* DIRECTIVE *
Each line from the start of the records below through the line that contains "centers = [e" should be printed exactly. Pictures are omitted.
**** STORED RECORDS ****
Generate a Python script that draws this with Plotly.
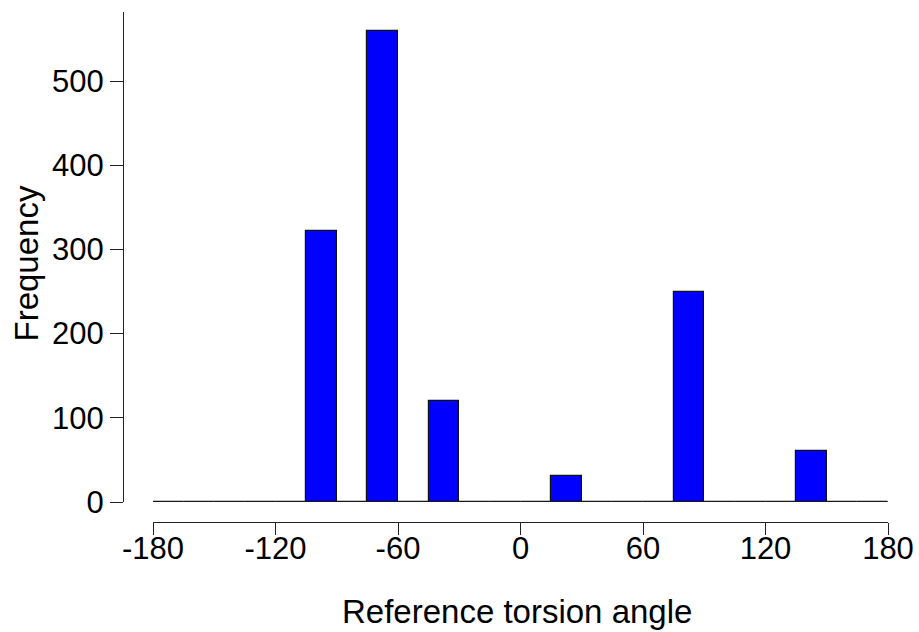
import plotly.graph_objects as go

# Histogram bins (width 15 degrees) and counts
bin_start = -180
bin_width = 15
counts = [0, 0, 0, 0, 0, 322, 0, 559, 0, 120, 0, 0, 0, 31, 0, 0, 0, 250, 0, 0, 0, 61, 0, 0]
x_ticks = [-180, -120, -60, 0, 60, 120, 180]
y_ticks = [0, 100, 200, 300, 400, 500]
x_title = "Reference torsion angle"
y_title = "Frequency"

edges = [bin_start + i * bin_width for i in range(len(counts) + 1)]
centers = [e + bin_width / 2 for e in edges[:-1]]

W, H = 919, 632
ml, mr, mt, mb = 123, 31, 12, 110
pw, ph = W - ml - mr, H - mt - mb
xd0 = (153 - ml) / pw
yd0 = (mt + ph - 502) / ph

font = dict(family="Liberation Sans, Arial, sans-serif", size=31, color="black")

fig = go.Figure()
fig.add_trace(go.Scatter(x=[edges[0], edges[-1]], y=[0, 0], mode="lines",
                         line=dict(color="#222222", width=1.2), hoverinfo="skip",
                         showlegend=False))
fig.add_trace(go.Bar(x=centers, y=counts, width=bin_width,
                     marker=dict(color="#0000FF", line=dict(color="#111111", width=1.2)),
                     showlegend=False))

fig.update_layout(
    width=W, height=H,
    margin=dict(l=ml, r=mr, t=mt, b=mb, pad=0, autoexpand=False),
    plot_bgcolor="white", paper_bgcolor="white",
    font=font,
    bargap=0,
    xaxis=dict(domain=[xd0, 1], range=[edges[0], edges[-1]], anchor="free", position=0,
               automargin=False,
               tickvals=x_ticks, ticktext=[str(v) for v in x_ticks],
               showline=True, linecolor="#222222", linewidth=1.2,
               ticks="outside", ticklen=12, tickwidth=1.2, tickcolor="#222222",
               ticklabelstandoff=-13,
               showgrid=False, zeroline=False, tickfont=font),
    yaxis=dict(domain=[yd0, 1], range=[0, 582], anchor="free", position=0,
               automargin=False,
               tickvals=y_ticks, ticktext=[str(v) for v in y_ticks],
               showline=True, linecolor="#222222", linewidth=1.2,
               ticks="outside", ticklen=13, tickwidth=1.2, tickcolor="#222222",
               ticklabelstandoff=0,
               showgrid=False, zeroline=False, tickfont=font),
    annotations=[
        dict(text=x_title, xref="paper", yref="paper",
             x=(517 - ml) / pw, y=(mt + ph - 611) / ph,
             xanchor="center", yanchor="middle", showarrow=False,
             font=dict(family=font["family"], size=33, color="black")),
        dict(text=y_title, xref="paper", yref="paper",
             x=(26 - ml) / pw, y=(mt + ph - 263.5) / ph, textangle=-90,
             xanchor="center", yanchor="middle", showarrow=False,
             font=dict(family=font["family"], size=33, color="black")),
    ],
)

fig.write_html("out.html")
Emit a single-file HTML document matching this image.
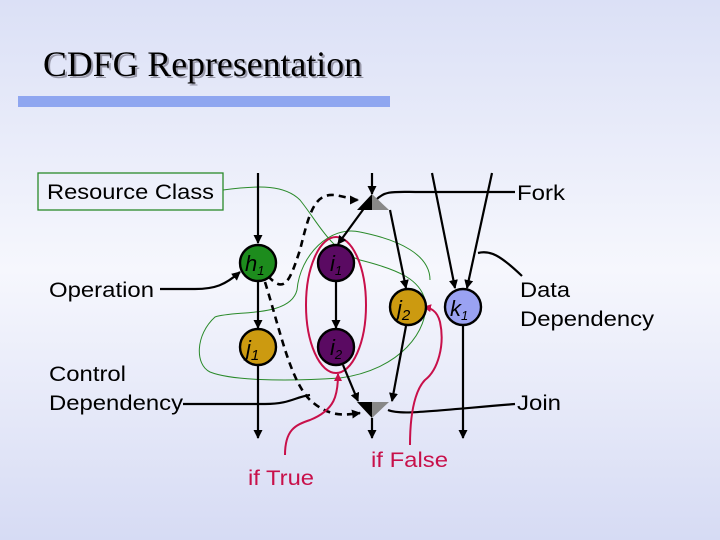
<!DOCTYPE html>
<html><head><meta charset="utf-8"><style>
html,body{margin:0;padding:0}
body{width:720px;height:540px;overflow:hidden}
svg{display:block}
text{font-family:"Liberation Sans",sans-serif}
</style></head><body>
<svg width="720" height="540" viewBox="0 0 720 540" xmlns="http://www.w3.org/2000/svg">
<defs>
<linearGradient id="bg" x1="0" y1="0" x2="0" y2="1">
<stop offset="0" stop-color="#dbe0f6"/>
<stop offset="0.5" stop-color="#f6f7fd"/>
<stop offset="1" stop-color="#d6dbf4"/>
</linearGradient>
<marker id="a" markerWidth="9" markerHeight="9" refX="8" refY="4.5" orient="auto" markerUnits="userSpaceOnUse"><path d="M0,0 L9,4.5 L0,9 z" fill="#000"/></marker>
<marker id="r" markerWidth="8" markerHeight="8" refX="7" refY="4" orient="auto" markerUnits="userSpaceOnUse"><path d="M0,0 L8,4 L0,8 z" fill="#c8104a"/></marker>
</defs>
<rect width="720" height="540" fill="url(#bg)"/>
<text x="45" y="78" font-size="36" fill="#99a" style="font-family:'Liberation Serif',serif" textLength="319" lengthAdjust="spacingAndGlyphs">CDFG Representation</text>
<text x="43" y="76" font-size="36" fill="#000" style="font-family:'Liberation Serif',serif" textLength="319" lengthAdjust="spacingAndGlyphs">CDFG Representation</text>
<rect x="18" y="96" width="372" height="11" fill="#8fa6f0"/>

<g fill="none" stroke="#2a8a2a" stroke-width="1">
<path d="M223,190 C260,185 285,185 300,200 C320,225 330,250 360,260 C400,270 420,280 425,300 C430,330 400,370 340,378 C280,382 230,380 210,372 C195,365 195,335 215,317 C235,310 290,318 297,290 C300,255 330,225 360,232 C400,240 430,255 430,280"/>
</g>
<rect x="38" y="173" width="185" height="37" fill="none" stroke="#2a8a2a" stroke-width="1.3"/>
<text x="47" y="199" font-size="21" textLength="167" lengthAdjust="spacingAndGlyphs">Resource Class</text>

<ellipse cx="336" cy="305" rx="30" ry="68" fill="none" stroke="#c8104a" stroke-width="2"/>

<g stroke="#000" stroke-width="2.2" fill="none">
<line x1="258" y1="173" x2="258" y2="243" marker-end="url(#a)"/>
<line x1="258" y1="282" x2="258" y2="328" marker-end="url(#a)"/>
<line x1="258" y1="366" x2="258" y2="438" marker-end="url(#a)"/>
<line x1="336" y1="282" x2="336" y2="328" marker-end="url(#a)"/>
<line x1="372" y1="173" x2="372" y2="194" marker-end="url(#a)"/>
<line x1="372" y1="418" x2="372" y2="438" marker-end="url(#a)"/>
<line x1="463" y1="326" x2="463" y2="438" marker-end="url(#a)"/>
<line x1="365" y1="207" x2="338" y2="244" marker-end="url(#a)"/>
<line x1="390" y1="210" x2="406" y2="288" marker-end="url(#a)"/>
<line x1="343" y1="365" x2="358" y2="401" marker-end="url(#a)"/>
<line x1="406" y1="326" x2="392" y2="401" marker-end="url(#a)"/>
<line x1="432" y1="173" x2="455" y2="288" marker-end="url(#a)"/>
<line x1="492" y1="173" x2="467" y2="288" marker-end="url(#a)"/>
<path d="M160,289 L195,289 C215,289 225,285 240,272" marker-end="url(#a)"/>
<path d="M183,404 L265,404 C290,404 295,397 310,395"/>
<path d="M376,200 C385,190 395,192 420,192 L515,192"/>
<path d="M388,410 C400,415 420,412 515,404"/>
<path d="M478,253 C490,250 500,255 522,276"/>
</g>
<g stroke="#000" stroke-width="2.6" fill="none" stroke-dasharray="7,5">
<path d="M268,276 C285,295 290,280 300,250 C310,210 315,190 340,196 C350,198 355,200 358,200" marker-end="url(#a)"/>
<path d="M265,282 C280,330 290,380 310,400 C330,418 345,415 360,413" marker-end="url(#a)"/>
</g>
<polygon points="372,194 357,210 372,210" fill="#000"/>
<polygon points="372,194 389,210 372,210" fill="#888"/>
<polygon points="372,418 357,402 372,402" fill="#000"/>
<polygon points="372,418 389,402 372,402" fill="#888"/>
<g stroke="#c8104a" stroke-width="2" fill="none">
<path d="M285,455 C285,430 295,425 310,420 C335,410 338,395 338,374" marker-end="url(#r)"/>
<path d="M410,445 C410,400 420,385 425,380 C438,370 445,345 440,322 C437,310 430,308 424,307" marker-end="url(#r)"/>
</g>
<g stroke="#000" stroke-width="2.4">
<circle cx="258" cy="263" r="18" fill="#1d8c1d"/>
<circle cx="258" cy="347" r="18" fill="#cc9a10"/>
<circle cx="336" cy="263" r="18" fill="#5a0a62"/>
<circle cx="336" cy="347" r="18" fill="#5a0a62"/>
<circle cx="408" cy="307" r="18" fill="#cc9a10"/>
<circle cx="463" cy="307" r="18" fill="#9aa2f2"/>
</g>
<g font-size="22" font-style="italic">
<text x="245" y="271">h<tspan font-size="13" dy="4">1</tspan></text>
<text x="246" y="356">j<tspan font-size="15" dy="4">1</tspan></text>
<text x="330" y="271">i<tspan font-size="13" dy="4">1</tspan></text>
<text x="330" y="355">i<tspan font-size="13" dy="4">2</tspan></text>
<text x="397" y="316">j<tspan font-size="15" dy="4">2</tspan></text>
<text x="450" y="316">k<tspan font-size="13" dy="4">1</tspan></text>
</g>
<g font-size="21">
<text x="49" y="297" textLength="105" lengthAdjust="spacingAndGlyphs">Operation</text>
<text x="49" y="381" textLength="77" lengthAdjust="spacingAndGlyphs">Control</text>
<text x="49" y="410" textLength="134" lengthAdjust="spacingAndGlyphs">Dependency</text>
<text x="517" y="200" textLength="48" lengthAdjust="spacingAndGlyphs">Fork</text>
<text x="520" y="297" textLength="50" lengthAdjust="spacingAndGlyphs">Data</text>
<text x="520" y="326" textLength="134" lengthAdjust="spacingAndGlyphs">Dependency</text>
<text x="517" y="410" textLength="44" lengthAdjust="spacingAndGlyphs">Join</text>
<text x="248" y="485" fill="#c8104a" textLength="66" lengthAdjust="spacingAndGlyphs">if True</text>
<text x="371" y="467" fill="#c8104a" textLength="77" lengthAdjust="spacingAndGlyphs">if False</text>
</g>
</svg>
</body></html>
****
* ANSWER TO THIS EXERCISE *
Generate a Python script that draws this with Plotly.
import plotly.graph_objects as go

# Histogram bins (width 15 degrees) and counts
bin_start = -180
bin_width = 15
counts = [0, 0, 0, 0, 0, 322, 0, 559, 0, 120, 0, 0, 0, 31, 0, 0, 0, 250, 0, 0, 0, 61, 0, 0]
x_ticks = [-180, -120, -60, 0, 60, 120, 180]
y_ticks = [0, 100, 200, 300, 400, 500]
x_title = "Reference torsion angle"
y_title = "Frequency"

edges = [bin_start + i * bin_width for i in range(len(counts) + 1)]
centers = [e + bin_width / 2 for e in edges[:-1]]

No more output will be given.